Nothing to do with software defined radio, but…. every transceiver needs TX filtering, and mine will be no exception. You can buy filter boards, and my original intent had been to re-use one from ebay salvaged from a scrapped transceiver. Then curiosity took hold. I’ve ended up with a fully working filter board, controlled by my Arduino, but as usual there’s been a story along the way!
It’s generally accepted that an HF transmitter needs 7 low pass filters, although the exact splits around the WARC bands does vary. Most seem to be 5 pole filters – typically three capacitors and two toroidal inductors. Air cored inductors are sometimes used for 50MHz. The power dissipation is small (because you’re trying to pass HF, and remove less than a watt of harmonics) but the capacitors do see a high voltage (around 70 volts RMS at 100W) meaning you need special capacitors – either high voltage C0G dielectric ceramic, or silver mica. 5 pole filters do give good enough rejection of harmonics if the filter cut-off is just above the band, but using a filter for two bands (eg the 14MHz filter also covering the 10MHz WARC band) makes this harder. I decided to use 7 pole filters, on the basis they roll off faster.
There are lots of free computer programs for filter design. The two kinds are filter synthesis (i.e. designing the inductor & capacitor values for a given filter specification) and analysis (where you calculate the actual behaviour of a set of components). You need both. I used RFSim99 because I preferred its user interface, but QUCS is regarded as a standard. (I found filter synthesis gave slightly different results between the two, but the analysis simulations were identical).
My design approach was:
- Use filter synthesis to find the idealised component values needed, setting the “corner” frequency of the filter above the highest TX frequency. (I aimed for the -3dB point being 1.4x max frequency). This gives you a set of component values, that won’t match anything in a catalogue.
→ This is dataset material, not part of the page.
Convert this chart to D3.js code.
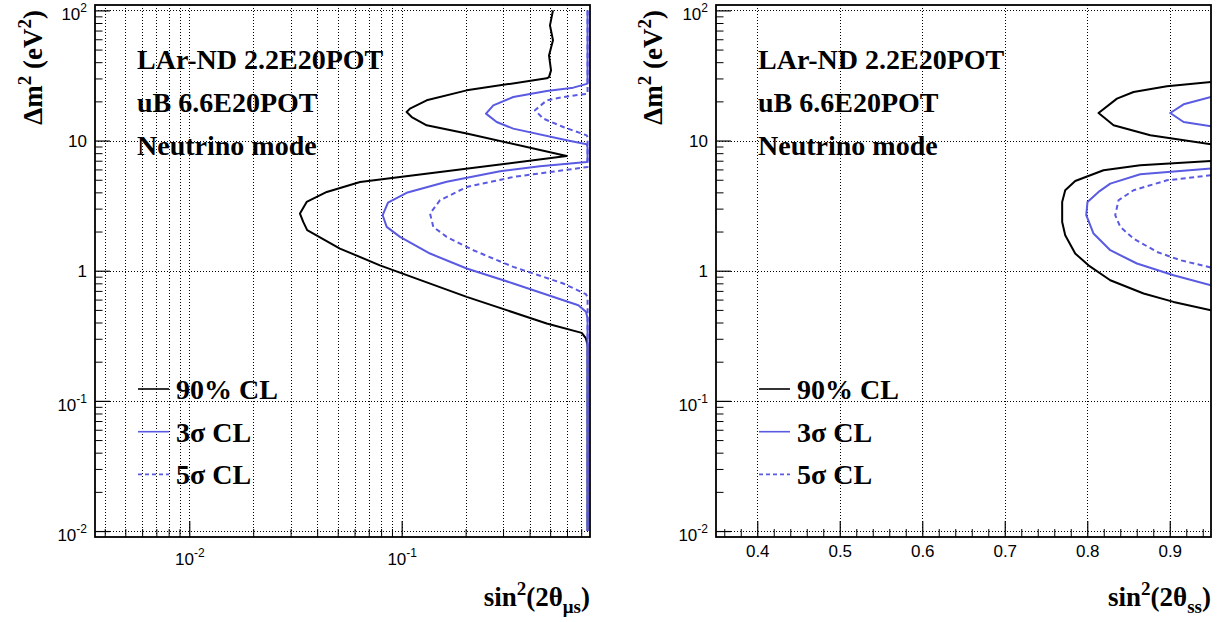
<!DOCTYPE html>
<html><head><meta charset="utf-8">
<script src="https://cdn.jsdelivr.net/npm/d3@7"></script>
<style>body{margin:0;background:#fff} svg{display:block}</style>
</head><body><svg id="c" width="1221" height="622"></svg>
<script>
// ---------------- data ----------------
const yTickValues = [0.01, 0.1, 1, 10, 100];
const yTickLabels = [["10","-2"],["10","-1"],["1",""],["10",""],["10","2"]];
const leftXTickValues = [0.01, 0.1];
const leftXTickLabels = [["10","-2"],["10","-1"]];
const rightXTickValues = [0.4,0.5,0.6,0.7,0.8,0.9];
const rightXTickLabels = ["0.4","0.5","0.6","0.7","0.8","0.9"];
const annotLines = ["LAr-ND 2.2E20POT","uB 6.6E20POT","Neutrino mode"];
const legendLabels = ["90% CL","3\u03c3 CL","5\u03c3 CL"];

// left panel contours: [sin^2(2theta_mu_s), dm^2]
const left90 = [[0.5155,100],[0.499,76.7],[0.5155,58.9],[0.4937,45.1],[0.5047,34.6],[0.4937,30.7],[0.4817,30.06],
 [0.2023,24.3],[0.1311,20.37],[0.1094,17.6],[0.1055,16.56],[0.1115,15.16],[0.1311,13.1],[0.2023,11.31],[0.598,7.61],
 [0.136,5.61],[0.0637,4.81],[0.0444,4.03],[0.0357,3.375],[0.0332,2.75],[0.0344,2.37],[0.0359,2.05],[0.0512,1.48],
 [0.079,1.10],[0.2023,0.629],[0.4817,0.393],[0.704,0.333],[0.737,0.3017],[0.75,0.268],[0.75,0.01]];
const left3s = [[0.75,100],[0.75,27.37],[0.6424,25.5],[0.4817,24.0],[0.3352,21.6],[0.27,18.65],[0.2494,16.1],[0.28,13.88],
 [0.3352,12.35],[0.598,10.04],[0.743,9.36],[0.75,8.87],[0.75,7.05],[0.743,6.84],[0.4477,6.34],[0.2903,5.81],[0.1629,4.82],
 [0.1055,3.97],[0.0862,3.33],[0.0814,2.67],[0.085,2.17],[0.0982,1.82],[0.136,1.355],[0.2023,1.04],[0.3352,0.798],
 [0.6785,0.5435],[0.737,0.483],[0.75,0.4317],[0.75,0.01]];
const left5s = [[0.75,100],[0.75,22.9],[0.5765,21.6],[0.4817,20.37],[0.4241,17.07],[0.4642,14.74],[0.5765,12.7],[0.743,10.97],
 [0.75,10.6],[0.75,6.26],[0.3352,5.25],[0.2023,4.4],[0.1515,3.48],[0.136,2.75],[0.1409,2.17],[0.1629,1.82],[0.2173,1.437],
 [0.3352,1.07],[0.5765,0.798],[0.737,0.66],[0.75,0.626],[0.75,0.01]];

// right panel contours: [sin^2(2theta_ss), dm^2]
const right90a = [[0.95,28.15],[0.8966,26.1],[0.8561,23.6],[0.836,21.0],[0.8137,16.27],[0.8319,13.1],[0.8764,10.97],[0.95,9.36]];
const right3sa = [[0.95,21.6],[0.9168,18.98],[0.9006,16.27],[0.9168,13.88],[0.95,12.86]];
const right90b = [[0.95,6.97],[0.8642,6.46],[0.8197,5.91],[0.7854,4.89],[0.7733,4.15],[0.7696,3.375],[0.7696,2.37],
 [0.7733,1.874],[0.7854,1.355],[0.8015,1.10],[0.8279,0.845],[0.8683,0.668],[0.9046,0.576],[0.95,0.497]];
const right3sb = [[0.95,6.09],[0.8642,5.51],[0.8279,4.67],[0.8137,4.03],[0.8003,3.375],[0.7988,2.67],[0.8076,1.93],
 [0.8279,1.437],[0.8602,1.136],[0.9046,0.924],[0.95,0.774]];
const right5sb = [[0.95,5.41],[0.8966,4.95],[0.8561,4.15],[0.8379,3.48],[0.8339,2.67],[0.84,2.17],[0.8561,1.767],
 [0.8845,1.394],[0.9128,1.204],[0.95,1.058]];

// ---------------- drawing ----------------
const svg = d3.select("#c");
const BLUE = "#5a5ae2";
const SERIF = "'Liberation Serif','Times New Roman',serif";
const SANS = "'Liberation Sans',Arial,Helvetica,sans-serif";
const TOPY = 5, BOTY = 537;

function panel(opt) {
  const {x0, x1, x, xSub, curves, xMajor, xMajorLabels, xMinor, xGrid, yTitleX, id, xLabelY} = opt;
  const y = d3.scaleLog().domain([0.009, 110]).range([BOTY, TOPY]);
  const g = svg.append("g");

  svg.append("clipPath").attr("id", id).append("rect")
    .attr("x", x0).attr("y", TOPY).attr("width", x1 - x0).attr("height", BOTY - TOPY);

  // grid
  const grid = g.append("g").attr("stroke", "#000").attr("stroke-width", 1).attr("stroke-dasharray", "1,2")
    .attr("shape-rendering", "crispEdges");
  grid.selectAll("line.vx").data(xGrid).join("line").attr("class", "vx")
    .attr("x1", d => Math.round(x(d)) + 0.5).attr("x2", d => Math.round(x(d)) + 0.5).attr("y1", TOPY).attr("y2", BOTY);
  grid.selectAll("line.hy").data(yTickValues).join("line").attr("class", "hy")
    .attr("y1", d => Math.round(y(d)) + 0.5).attr("y2", d => Math.round(y(d)) + 0.5).attr("x1", x0).attr("x2", x1);

  // curves
  const line = d3.line().x(d => x(d[0])).y(d => y(d[1]));
  const cg = g.append("g").attr("clip-path", `url(#${id})`).attr("fill", "none").attr("stroke-linejoin", "round");
  curves.forEach(c => {
    cg.append("path").attr("d", line(c.data)).attr("stroke", c.color).attr("stroke-width", 2)
      .attr("stroke-dasharray", c.dash || null);
  });

  // y axis
  const yMinor = y.ticks().filter(v => v >= 0.0099 && v <= 100.1 && !yTickValues.some(t => Math.abs(t - v) / t < 1e-6));
  const ya = g.append("g").attr("transform", `translate(${x0},0)`)
    .call(d3.axisLeft(y).tickValues(yTickValues).tickSize(-15).tickPadding(8).tickFormat(() => ""));
  g.append("g").attr("transform", `translate(${x0},0)`)
    .call(d3.axisLeft(y).tickValues(yMinor).tickSize(-7.5).tickFormat(() => ""))
    .call(s => s.select(".domain").remove());
  ya.select(".domain").remove();
  ya.selectAll(".tick line").attr("stroke-width", 1.2);
  ya.selectAll(".tick text").each(function(d, i) {
    const lab = yTickLabels[i];
    const t = d3.select(this).attr("dy", null).attr("y", lab[1] ? 9.5 : 6)
      .attr("font-family", SANS).attr("font-size", 17).attr("fill", "#000");
    t.append("tspan").text(lab[0]);
    if (lab[1]) t.append("tspan").attr("dy", -8).attr("font-size", 12).text(lab[1]);
  });

  // x axis
  const xa = g.append("g").attr("transform", `translate(0,${BOTY})`)
    .call(d3.axisBottom(x).tickValues(xMajor).tickSize(-16).tickFormat(() => ""));
  g.append("g").attr("transform", `translate(0,${BOTY})`)
    .call(d3.axisBottom(x).tickValues(xMinor).tickSize(-8).tickFormat(() => ""))
    .call(s => s.select(".domain").remove());
  xa.select(".domain").remove();
  xa.selectAll(".tick line").attr("stroke-width", 1.2);
  xa.selectAll(".tick text").each(function(d, i) {
    const lab = xMajorLabels[i];
    const t = d3.select(this).attr("dy", null).attr("y", xLabelY)
      .attr("font-family", SANS).attr("font-size", 17).attr("fill", "#000");
    if (Array.isArray(lab)) {
      t.append("tspan").text(lab[0]);
      t.append("tspan").attr("dy", -8).attr("font-size", 12).text(lab[1]);
    } else t.text(lab);
  });

  // frame
  g.append("rect").attr("x", x0).attr("y", TOPY).attr("width", x1 - x0).attr("height", BOTY - TOPY)
    .attr("fill", "none").attr("stroke", "#000").attr("stroke-width", 1.8);

  // annotation
  const at = g.append("g").attr("font-family", SERIF).attr("font-weight", "bold").attr("font-size", 28);
  annotLines.forEach((s, i) => at.append("text").attr("x", x0 + 42).attr("y", 68.5 + i * 43.3).text(s));

  // legend
  const lg = g.append("g");
  const styles = [{c: "#000"}, {c: BLUE}, {c: BLUE, dash: "4,3"}];
  legendLabels.forEach((s, i) => {
    const cy = 389 + i * 42.7;
    lg.append("line").attr("x1", x0 + 43).attr("x2", x0 + 74).attr("y1", cy).attr("y2", cy)
      .attr("stroke", styles[i].c).attr("stroke-width", 1.6).attr("stroke-dasharray", styles[i].dash || null);
    lg.append("text").attr("x", x0 + 81).attr("y", cy + 10).attr("font-family", SERIF)
      .attr("font-weight", "bold").attr("font-size", 28).text(s);
  });

  // y title
  const yt = g.append("text").attr("transform", `translate(${yTitleX},10) rotate(-90)`)
    .attr("text-anchor", "end").attr("font-family", SERIF).attr("font-weight", "bold").attr("font-size", 27);
  yt.append("tspan").text("\u0394m");
  yt.append("tspan").attr("dy", -11).attr("font-size", 19).text("2");
  yt.append("tspan").attr("dy", 11).text(" (eV");
  yt.append("tspan").attr("dy", -11).attr("font-size", 19).text("2");
  yt.append("tspan").attr("dy", 11).text(")");

  // x title
  const xt = g.append("text").attr("x", x1).attr("y", 606).attr("text-anchor", "end")
    .attr("font-family", SERIF).attr("font-weight", "bold").attr("font-size", 27);
  xt.append("tspan").text("sin");
  xt.append("tspan").attr("dy", -11).attr("font-size", 19).text("2");
  xt.append("tspan").attr("dy", 11).text("(2\u03b8");
  xt.append("tspan").attr("dy", 7).attr("font-size", 19).text(xSub);
  xt.append("tspan").attr("dy", -7).text(")");
}

// left panel
const xL = d3.scaleLog().domain([0.0036, 0.77]).range([95, 590]);
const leftMinor = xL.ticks().filter(v => !leftXTickValues.some(t => Math.abs(t - v) / t < 1e-6));
panel({
  id: "clipL", x0: 95, x1: 590, x: xL, xSub: "\u03bcs", yTitleX: 41.5, xLabelY: 28,
  xMajor: leftXTickValues, xMajorLabels: leftXTickLabels, xMinor: leftMinor, xGrid: xL.ticks(),
  curves: [{data: left90, color: "#000"}, {data: left3s, color: BLUE}, {data: left5s, color: BLUE, dash: "5,3.5"}]
});

// right panel
const xR = d3.scaleLinear().domain([0.35, 0.95]).range([716, 1211]);
const rightMinor = d3.range(18, 48).map(k => k * 0.02).filter(v => v > 0.351 && v < 0.949 && Math.abs(v * 10 - Math.round(v * 10)) > 1e-6);
panel({
  id: "clipR", x0: 716, x1: 1211, x: xR, xSub: "ss", yTitleX: 661.5, xLabelY: 20,
  xMajor: rightXTickValues, xMajorLabels: rightXTickLabels, xMinor: rightMinor, xGrid: rightXTickValues,
  curves: [{data: right90a, color: "#000"}, {data: right3sa, color: BLUE},
           {data: right90b, color: "#000"}, {data: right3sb, color: BLUE}, {data: right5sb, color: BLUE, dash: "5,3.5"}]
});
</script></body></html>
- Find the nearest “real” capacitor and inductor values. Capacitor values are usually E12 1-1.2-1.5-1.8-2.2- etc values. Inductor values depend on the number of turns wound on your chosen toroids. I started with a plan to use T50-2 and T50-6 toroids; in the end I also added T68-2 at low frequencies (the larger core allowing more windings) and T50-10 at high frequencies (the lower permeability allowing more turns). I also opted for air cored inductors at 50MHz, but this may be a sub-optimal decision. You can find inductor calculators here, and a table of toroid inductances here.
- Use filter analysis to find out the true behaviour of the circuit you’ve arrived at. My aim was <0.1dB in-band loss, ~40dB loss at 2nd harmonic and 60dB loss at 3rd harmonic. If the filter doesn’t meet these specs, change the components values a bit, change toroid cores or move the “corner” frequency a bit. Remember that the PCB traces may add ~25nH inductance, so make the target inductance slightly smaller than needed. You can find inductor calculators here, here and a table of toroid inductances here.
- Solder them together and measure the performance. I prototyped every filter before soldering into the PCB. All the inductors use 22SWG wire, which will happily carry the 1.4A RMS current at 100W.
I only had problems with one filter – 21MHz – which was eventually traced to having used the capacitors from the 14MHz filter. The 50MHz filter has been optimised by compressing/expanding the windings to adjust the inductance, but it isn’t perfect.
The whole seems to be a good solution. I’ve measured the in-band insertion losses, and the attenuation at each harmonic. I also operated each filter with 100W of CW “key down” to see if power dissipation was a problem. Nothing seemed to warm up, so imminent destruction if the filter isn’t likely.